Hurting our working families
In Springfield when state lawmakers see a “problem,” they “fix it” by mandating our schools do something about it: No advice, no support and especially no money from them, but ooh, baby, does it feel good to do something “for the kids.”
They scratched that itch only 12 times during the ’90s, but creating an unfunded school mandate makes your average state lawmaker so giddy that they’ve done it 132 times since 2000.
Illinois Gov. Bruce Rauner is suggesting a little restraint. Getting rid of a few of those dictates sans dollars could save taxpayers more than $200 million.
Those changes would include letting local school districts make local decisions about PE, driver’s ed and outsourcing school bus or janitor services.

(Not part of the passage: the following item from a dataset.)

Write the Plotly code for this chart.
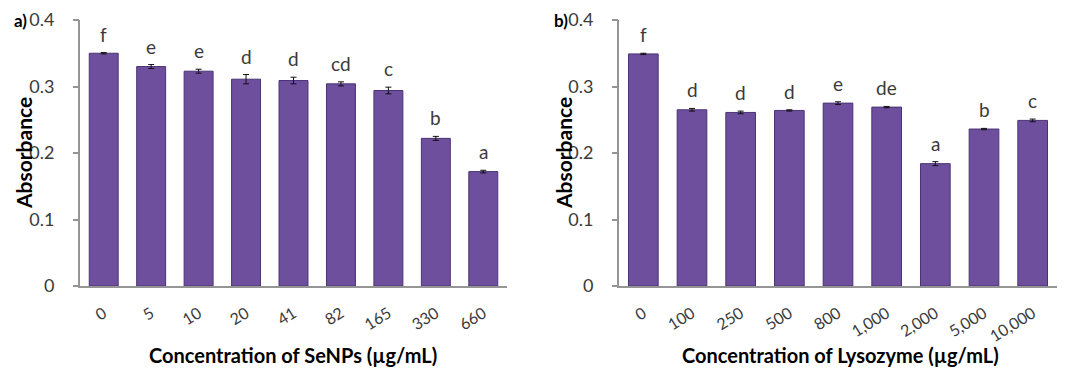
import plotly.graph_objects as go

# ---- data ----
seNP_conc = ["0", "5", "10", "20", "41", "82", "165", "330", "660"]
seNP_abs = [0.350, 0.330, 0.323, 0.311, 0.309, 0.304, 0.294, 0.222, 0.172]
seNP_err = [0.001, 0.003, 0.003, 0.007, 0.005, 0.003, 0.005, 0.003, 0.002]
seNP_letters = ["f", "e", "e", "d", "d", "cd", "c", "b", "a"]

lyso_conc = ["0", "100", "250", "500", "800", "1,000", "2,000", "5,000", "10,000"]
lyso_abs = [0.349, 0.265, 0.261, 0.264, 0.275, 0.269, 0.184, 0.236, 0.249]
lyso_err = [0.001, 0.002, 0.002, 0.001, 0.002, 0.001, 0.003, 0.001, 0.002]
lyso_letters = ["f", "d", "d", "d", "e", "de", "a", "b", "c"]

W, H = 1072, 378
FONT = "Lato, 'Open Sans', sans-serif"
BAR = "#6e4f9e"
BAR_LINE = "#4a3373"
AX = "#959595"
TXT = "#3a3a3a"
CLEAR = "rgba(0,0,0,0)"

fig = go.Figure()

panels = [
    (seNP_conc, seNP_abs, seNP_err, seNP_letters, "x", "y", "y3"),
    (lyso_conc, lyso_abs, lyso_err, lyso_letters, "x2", "y2", "y4"),
]
for conc, vals, errs, letters, xa, ya, ytick in panels:
    idx = list(range(len(conc)))
    fig.add_trace(go.Bar(
        x=idx, y=vals, xaxis=xa, yaxis=ya, width=0.61,
        marker=dict(color=BAR, line=dict(color=BAR_LINE, width=1)),
        error_y=dict(type="data", array=errs, visible=True,
                     color="#111111", thickness=1, width=3),
        showlegend=False, hoverinfo="skip",
    ))
    # empty trace so the tick-mark overlay axis gets drawn
    fig.add_trace(go.Scatter(x=[], y=[], xaxis=xa, yaxis=ytick,
                             showlegend=False, hoverinfo="skip"))
    for i, v, e, l in zip(idx, vals, errs, letters):
        fig.add_annotation(
            x=i, y=v + e, xref=xa, yref=ya, text=l, showarrow=False,
            yanchor="bottom", yshift=5,
            font=dict(family=FONT, size=19, color=TXT),
        )

ydom = [1 - 286 / H, 1 - 20 / H]
xdom1 = [80 / W, 507 / W]
xdom2 = [619 / W, 1057 / W]

def axis_x(labels):
    return dict(type="linear", range=[-0.5, len(labels) - 0.5],
                tickmode="array", tickvals=list(range(len(labels))), ticktext=labels,
                showline=True, linecolor=AX, linewidth=2,
                ticks="outside", ticklen=10, tickcolor=CLEAR,
                tickangle=-32, automargin=False,
                tickfont=dict(family=FONT, size=16, color=TXT),
                showgrid=False, zeroline=False)

axis_y = dict(range=[0, 0.4], dtick=0.1, showline=True, linecolor=AX,
              linewidth=2, ticks="outside", ticklen=20, tickcolor=CLEAR,
              automargin=False,
              tickfont=dict(family=FONT, size=18, color=TXT),
              showgrid=False, zeroline=False, tickformat="~g")

axis_ytick = dict(range=[0, 0.4], dtick=0.1, showline=False, ticks="outside",
                  ticklen=6, tickcolor=AX, tickwidth=2, showticklabels=False,
                  automargin=False, showgrid=False, zeroline=False)

fig.update_layout(
    width=W, height=H,
    margin=dict(l=0, r=0, t=0, b=0, autoexpand=False),
    paper_bgcolor="white", plot_bgcolor="white",
    xaxis=dict(domain=xdom1, anchor="y", **axis_x(seNP_conc)),
    yaxis=dict(domain=ydom, anchor="x", **axis_y),
    xaxis2=dict(domain=xdom2, anchor="y2", **axis_x(lyso_conc)),
    yaxis2=dict(domain=ydom, anchor="x2", **axis_y),
    yaxis3=dict(domain=ydom, anchor="x", overlaying="y", **axis_ytick),
    yaxis4=dict(domain=ydom, anchor="x2", overlaying="y2", **axis_ytick),
)

# titles and panel labels
def paper_text(x, y, text, size, angle=0, bold=True, color="black"):
    fig.add_annotation(
        x=x / W, y=1 - y / H, xref="paper", yref="paper",
        text=f"<b>{text}</b>" if bold else text, showarrow=False,
        textangle=angle, xanchor="center", yanchor="middle",
        font=dict(family=FONT, size=size, color=color),
    )

paper_text(20, 20, "a)", 17)
paper_text(561, 20, "b)", 17)
paper_text(23, 153, "Absorbance", 21, angle=-90)
paper_text(563, 153, "Absorbance", 21, angle=-90)
paper_text(293, 355, "Concentration of SeNPs (µg/mL)", 20)
paper_text(840, 355, "Concentration of Lysozyme (µg/mL)", 20)

fig.write_html("out.html")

You would think savings would be important to state lawmakers because they are asking Illinois taxpayers, yet again, for more money so they can spend $6 billion more than they have. But no, they cry that any proposal intended to curb their decades of excesses would “hurt working families.”
Especially galling this time is the state lawmakers’ claim that any savings would not impact the state budget.
Let us translate: They only care about their pot of money, not your pocket and all 6,963 units of Illinois government that want a piece of you.
We are 84 days into the new budget year without a state budget. Property tax relief, curbing lawmakers’ stranglehold on policy and spending, and improving Illinois’ business climate so jobs return and tax revenue rises naturally all need to be part of Springfield’s repentance before they ask to be granted salvation by taxpayers.
Mike Madigan, John Cullerton and their legislative followers are already putting a lot more hurt on working families than any of the future ills they ascribe to Rauner and his turnaround agenda.